── DATA SHOWN ──
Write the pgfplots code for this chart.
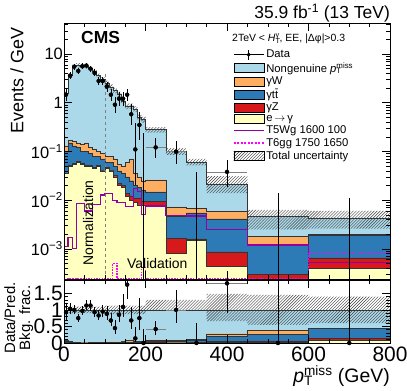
\documentclass[border=0pt]{standalone}
\usepackage{fontspec}
\setmainfont{Liberation Sans}
\usepackage{pgfplots}
\usepackage{pgfplotstable}
\pgfplotsset{compat=1.18}
\usetikzlibrary{patterns}

\definecolor{cNon}{HTML}{ABD9E9}
\definecolor{cW}{HTML}{FDAE61}
\definecolor{cTT}{HTML}{2C7BB6}
\definecolor{cZ}{HTML}{D7191C}
\definecolor{cE}{HTML}{FFFFBF}
\definecolor{cWg}{RGB}{150,0,160}
\definecolor{cGG}{RGB}{255,0,255}

\newcommand{\ptmiss}{\textit{p}\makebox[0pt][l]{\textsubscript{T}}\textsuperscript{miss}}
\newcommand{\fsz}[1]{\fontsize{#1}{#1}\selectfont}

% stacked backgrounds: cumulative tops per bin (left edge x), events/GeV
% first and last rows close the filled areas below the axis
\pgfplotstableread{
x    T      O       B       R        Y
0    1e-5   1e-5    1e-5    1e-5     1e-5
0    1.6    0.13    0.10    0.036    0.035
10   3.6    0.17    0.15    0.052    0.05
20   5.5    0.16    0.13    0.057    0.055
30   5.9    0.15    0.12    0.062    0.06
40   5.9    0.14    0.10    0.057    0.055
50   5.6    0.15    0.10    0.052    0.05
60   5.0    0.12    0.09    0.052    0.05
70   4.5    0.11    0.08    0.047    0.045
80   3.6    0.10    0.08    0.052    0.05
90   3.0    0.09    0.07    0.042    0.04
100  2.5    0.08    0.06    0.047    0.045
110  2.1    0.08    0.06    0.042    0.04
120  1.8    0.07    0.05    0.032    0.03
130  1.5    0.055   0.04    0.022    0.02
140  1.1    0.05    0.035   0.02     0.018
150  0.85   0.06    0.03    0.014    0.012
160  0.86   0.07    0.025   0.012    0.01
170  0.75   0.035   0.02    0.011    0.009
180  0.5    0.03    0.018   0.011    0.008
190  0.45   0.025   0.016   0.0095   0.008
200  0.28   0.026   0.0147  0.0093   0.0079
250  0.10   0.0073  0.0046  0.00164  0.00081
300  0.061  0.0068  0.0055  0.0016   0.0015
350  0.021  0.0058  0.0041  0.00087  0.00043
450  0.0047 0.0018  0.0012  0.0003   0.00004
600  0.0043 0.00195 0.0019  0.00065  0.0004
800  0.0043 0.00195 0.0019  0.00065  0.0004
800  1e-5   1e-5    1e-5    1e-5     1e-5
}\histtab

% signal points
\pgfplotstableread{
x    wg       gg
0    0.0011   2.45e-4
10   0.0017   2.45e-4
20   0.001    2.45e-4
30   0.0086   2.45e-4
40   0.0086   2.45e-4
50   0.006    2.45e-4
60   0.006    2.45e-4
70   0.008    2.45e-4
80   0.008    2.45e-4
90   0.0127   2.45e-4
100  0.0138   2.45e-4
110  0.0138   2.45e-4
120  0.01     5e-4
130  0.0089   2.45e-4
140  0.0089   2.45e-4
150  0.0073   2.45e-4
160  0.0073   2.45e-4
170  0.0175   2.45e-4
180  0.015    2.45e-4
190  0.005    4.3e-4
200  0.0076   2.45e-4
250  0.0049   2.45e-4
300  0.0047   2.45e-4
350  0.0025   2.45e-4
450  0.0012   2.45e-4
600  0.00053  8.5e-4
800  0.00053  8.5e-4
}\sigtab

% background fractions for the lower panel
\pgfplotstableread{
x    fO     fB     fR     fY
0    0      0      0      0
0    0.081  0.063  0.023  0.022
10   0.047  0.042  0.014  0.014
20   0.029  0.024  0.010  0.010
30   0.025  0.020  0.011  0.010
40   0.024  0.017  0.010  0.009
50   0.027  0.018  0.009  0.009
60   0.024  0.018  0.010  0.010
70   0.024  0.018  0.010  0.010
80   0.028  0.022  0.014  0.014
90   0.030  0.023  0.014  0.013
100  0.032  0.024  0.019  0.018
110  0.038  0.029  0.020  0.019
120  0.039  0.028  0.018  0.017
130  0.037  0.027  0.015  0.013
140  0.045  0.032  0.018  0.016
150  0.071  0.035  0.016  0.014
160  0.081  0.029  0.014  0.012
170  0.047  0.027  0.015  0.012
180  0.060  0.036  0.022  0.016
190  0.056  0.036  0.021  0.018
200  0.093  0.053  0.033  0.028
250  0.073  0.046  0.016  0.008
300  0.111  0.090  0.026  0.025
350  0.28   0.195  0.041  0.020
450  0.38   0.26   0.064  0.01
600  0.45   0.44   0.15   0.09
800  0.45   0.44   0.15   0.09
800  0      0      0      0
}\fractab

% data, events / GeV
\pgfplotstableread{
x    y      el     eh     ex
5    1.46   0.37   0.47   5
15   3.6    0.59   0.69   5
25   5.5    0.73   0.84   5
35   4.5    0.66   0.77   5
45   5.6    0.74   0.85   5
55   5.8    0.75   0.86   5
65   5.0    0.70   0.81   5
75   4.1    0.63   0.74   5
85   2.8    0.52   0.63   5
95   2.8    0.52   0.63   5
105  2.15   0.46   0.57   5
115  1.46   0.37   0.48   5
125  0.91   0.30   0.41   5
135  1.21   0.34   0.45   5
145  1.21   0.34   0.45   5
155  1.46   0.37   0.48   5
165  0.58   0.23   0.35   5
175  0.11   0.09   0.27   5
185  0.35   0.18   0.30   5
225  0.121  0.048  0.07   25
275  0.099  0.044  0.066  25
400  0.038  0.019  0.028  50
}\datatab

% data / prediction
\pgfplotstableread{
x    r      erl    erh    ex
5    0.93   0.23   0.29   5
15   1.03   0.16   0.19   5
25   1.0    0.13   0.15   5
35   0.75   0.11   0.13   5
45   0.97   0.13   0.14   5
55   1.13   0.14   0.16   5
65   1.13   0.15   0.17   5
75   0.93   0.14   0.16   5
85   0.83   0.15   0.18   5
95   0.95   0.17   0.21   5
105  0.88   0.19   0.23   5
115  0.68   0.18   0.23   5
125  0.45   0.17   0.23   5
135  0.85   0.23   0.30   5
145  1.09   0.30   0.40   5
155  1.76   0.44   0.57   5
165  0.68   0.27   0.41   5
175  0.14   0.12   0.34   5
185  0.75   0.37   0.62   5
195  0      0      0.41   5
225  0.42   0.17   0.23   25
275  1.0    0.4    0.6    25
325  0      0      0.6    25
400  1.8    0.9    1.3    50
525  0      0      2.8    75
700  0      0      2.1    100
}\ratiotab

\pgfplotsset{
  boxleg/.style={legend image code/.code={\fill[##1] (0bp,-4.5bp) rectangle (30bp,4.5bp);}},
  dataleg/.style={legend image code/.code={%
    \draw[black, line width=0.5pt] (0bp,0bp) -- (30bp,0bp) (15bp,-5bp) -- (15bp,5bp);
    \fill[black] (15bp,0bp) circle (1.8bp);}},
  wgleg/.style={legend image code/.code={\draw[draw=cWg, line width=1.2pt] (0bp,0bp) -- (30bp,0bp);}},
  ggleg/.style={legend image code/.code={%
    \draw[draw=cGG, color=cGG, line width=1.3pt, dash pattern=on 2pt off 1.5pt] (0bp,0bp) -- (30bp,0bp);}},
  histo/.style={const plot, draw=black!80, line width=0.4pt, forget plot},
  hatch/.style={const plot, draw=none, pattern=north east lines, pattern color=black!75, forget plot},
}

\begin{document}
\begin{tikzpicture}
\path[use as bounding box] (0bp,0bp) rectangle (407bp,391bp);

\begin{axis}[
  at={(64bp,112bp)}, anchor=south west,
  width=326bp, height=256bp, scale only axis,
  xmin=0, xmax=800, ymode=log, ymin=2.4e-4, ymax=43.4,
  xtick={0,200,400,600,800}, minor x tick num=3, xticklabels={},
  ytick={1e-3,1e-2,1e-1,1,10},
  yticklabels={10\textsuperscript{−3},10\textsuperscript{−2},10\textsuperscript{−1},1,10},
  minor ytick={3e-4,4e-4,5e-4,6e-4,7e-4,8e-4,9e-4,2e-3,3e-3,4e-3,5e-3,6e-3,7e-3,8e-3,9e-3,
    0.02,0.03,0.04,0.05,0.06,0.07,0.08,0.09,0.2,0.3,0.4,0.5,0.6,0.7,0.8,0.9,2,3,4,5,6,7,8,9,20,30,40},
  tick pos=both, tick align=inside,
  major tick length=8bp, minor tick length=4bp,
  every tick/.style={black, line width=0.5pt},
  axis line style={line width=0.8pt},
  yticklabel style={font=\fsz{16.5}, inner sep=1bp},
  axis on top,
  legend style={at={(0.518,0.903)}, anchor=north west, draw=none, fill=none,
    font=\fontsize{11.3}{12.5}\selectfont, inner sep=0pt, row sep=-0.8bp,
    /tikz/every even column/.append style={column sep=6bp}},
  legend cell align=left,
]
% stacked backgrounds, drawn from the total down
\addplot[histo, fill=cNon] table[x=x,y=T] {\histtab};
\addplot[histo, fill=cW]   table[x=x,y=O] {\histtab};
\addplot[histo, fill=cTT]  table[x=x,y=B] {\histtab};
\addplot[histo, fill=cZ]   table[x=x,y=R] {\histtab};
\addplot[histo, fill=cE]   table[x=x,y=Y] {\histtab};

% total uncertainty: upper edge left to right, lower edge back
\addplot[hatch] coordinates {
 (0,1.76)(10,3.96)(20,6.05)(30,6.49)(40,6.49)(50,6.16)(60,5.5)(70,4.95)(80,3.96)(90,3.3)
 (100,2.83)(110,2.37)(120,2.03)(130,1.7)(140,1.24)(150,0.96)(160,0.97)(170,0.85)(180,0.565)
 (190,0.51)(200,0.316)(250,0.115)(300,0.070)(350,0.031)(450,0.0063)(600,0.006)(800,0.006)
 (800,0.0026)(600,0.0025)(450,0.0139)(350,0.052)(300,0.085)(250,0.244)(200,0.39)(190,0.435)
 (180,0.65)(170,0.75)(160,0.74)(150,0.96)(140,1.31)(130,1.57)(120,1.83)(110,2.18)(100,2.7)
 (90,3.24)(80,4.05)(70,4.5)(60,5.04)(50,5.31)(40,5.31)(30,4.95)(20,3.24)(10,1.44)(0,1.44)
};

% signals
\addplot[const plot, cWg, line width=1.2pt, forget plot] table[x=x,y=wg] {\sigtab};
\addplot[const plot, cGG, line width=1.2pt, dash pattern=on 1.5pt off 1.2pt, forget plot]
  table[x=x,y=gg] {\sigtab};

% normalization / validation boundary
\addplot[gray, dashed, line width=0.5pt, forget plot] coordinates {(100,1e-5) (100,4)};

% data
\addplot[only marks, mark=none, forget plot, error bars/.cd, x dir=both, x explicit,
  error mark=none, error bar style={gray, line width=0.6pt}]
  table[x=x, y=y, x error=ex] {\datatab};
\addplot[only marks, mark=*, mark size=1.8bp, black, forget plot,
  error bars/.cd, y dir=both, y explicit, error mark=none,
  error bar style={black, line width=0.5pt}]
  table[x=x, y=y, y error plus=eh, y error minus=el] {\datatab};
\addplot[black, line width=0.5pt, forget plot] coordinates {(195,1e-5) (195,0.24)};
\addplot[black, line width=0.5pt, forget plot] coordinates {(325,1e-5) (325,0.037)};
\addplot[black, line width=0.5pt, forget plot] coordinates {(525,1e-5) (525,0.014)};
\addplot[black, line width=0.5pt, forget plot] coordinates {(700,1e-5) (700,0.011)};

\node[rotate=90, font=\fsz{14}] at (axis cs:59,0.0034) {Normalization};
\node[font=\fsz{14}] at (axis cs:229,5.1e-4) {Validation};

\addlegendimage{dataleg}\addlegendentry{Data}
\addlegendimage{boxleg, fill=cNon}\addlegendentry{Nongenuine \ptmiss}
\addlegendimage{boxleg, fill=cW}\addlegendentry{γW}
\addlegendimage{boxleg, fill=cTT}\addlegendentry{γt\={t}}
\addlegendimage{boxleg, fill=cZ}\addlegendentry{γZ}
\addlegendimage{boxleg, fill=cE}\addlegendentry{e\,$\rightarrow$\,γ}
\addlegendimage{wgleg}\addlegendentry{T5Wg 1600 100}
\addlegendimage{ggleg}\addlegendentry{T6gg 1750 1650}
\addlegendimage{boxleg, pattern=north east lines, pattern color=black!75}\addlegendentry{Total uncertainty}
\end{axis}

\begin{axis}[
  at={(64bp,48bp)}, anchor=south west,
  width=326bp, height=63bp, scale only axis,
  xmin=0, xmax=800, ymin=0, ymax=1.9,
  xtick={0,200,400,600,800}, minor x tick num=3,
  ytick={0,0.5,1,1.5}, minor y tick num=4,
  tick pos=both, tick align=inside,
  major tick length=8bp, minor tick length=4bp,
  every tick/.style={black, line width=0.5pt},
  axis line style={line width=0.8pt},
  /pgf/number format/assume math mode=true,
  ticklabel style={font=\fsz{21}},
  yticklabel style={inner sep=1bp},
  xticklabel style={inner sep=4bp},
  axis on top,
]
\addplot[histo, fill=cNon] coordinates {(0,0) (0,1) (800,1) (800,0)};
\addplot[histo, fill=cW]  table[x=x,y=fO] {\fractab};
\addplot[histo, fill=cTT] table[x=x,y=fB] {\fractab};
\addplot[histo, fill=cZ]  table[x=x,y=fR] {\fractab};
\addplot[histo, fill=cE]  table[x=x,y=fY] {\fractab};

\addplot[hatch] coordinates {
 (0,1.1)(100,1.13)(200,1.3)(350,1.48)(450,1.45)(600,1.4)(800,1.4)
 (800,0.6)(600,0.55)(450,0.66)(350,0.98)(200,0.87)(100,0.9)(0,0.9)
};

\addplot[only marks, mark=none, forget plot, error bars/.cd, x dir=both, x explicit,
  error mark=none, error bar style={gray, line width=0.6pt}]
  table[x=x, y=r, x error=ex] {\ratiotab};
\addplot[only marks, mark=*, mark size=1.8bp, black, forget plot,
  error bars/.cd, y dir=both, y explicit, error mark=none,
  error bar style={black, line width=0.5pt}]
  table[x=x, y=r, y error plus=erh, y error minus=erl] {\ratiotab};
\end{axis}

\node[rotate=90, anchor=east, font=\fsz{18}] at (17bp,367bp) {Events / GeV};
\node[rotate=90, anchor=base, font=\fsz{15}] at (15bp,73bp) {Data/Pred.};
\node[rotate=90, anchor=base, font=\fsz{15}] at (30bp,73bp) {Bkg. frac.};
\node[anchor=base east, font=\fsz{19.5}, inner sep=0pt] at (390bp,8.5bp) {\ptmiss{} (GeV)};
\node[anchor=base east, font=\fsz{17.5}, inner sep=0pt] at (390bp,372.7bp) {35.9 fb\textsuperscript{-1} (13 TeV)};
\node[anchor=base west, font=\bfseries\fsz{17.5}, inner sep=0pt] at (81bp,347.7bp) {CMS};
\node[anchor=base west, font=\fsz{10.5}, inner sep=0pt] at (232bp,349.3bp)
  {2TeV < \textit{H}\makebox[0pt][l]{\textsubscript{T}}\textsuperscript{γ}, EE, |Δφ|>0.3};
\end{tikzpicture}
\end{document}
───
**WORK REQUIRED**
Select, from the listing, all lines that include the word "code".

**FULL RESPONSE**
Write the pgfplots code for this chart.
  boxleg/.style={legend image code/.code={\fill[##1] (0bp,-4.5bp) rectangle (30bp,4.5bp);}},
  dataleg/.style={legend image code/.code={%
  wgleg/.style={legend image code/.code={\draw[draw=cWg, line width=1.2pt] (0bp,0bp) -- (30bp,0bp);}},
  ggleg/.style={legend image code/.code={%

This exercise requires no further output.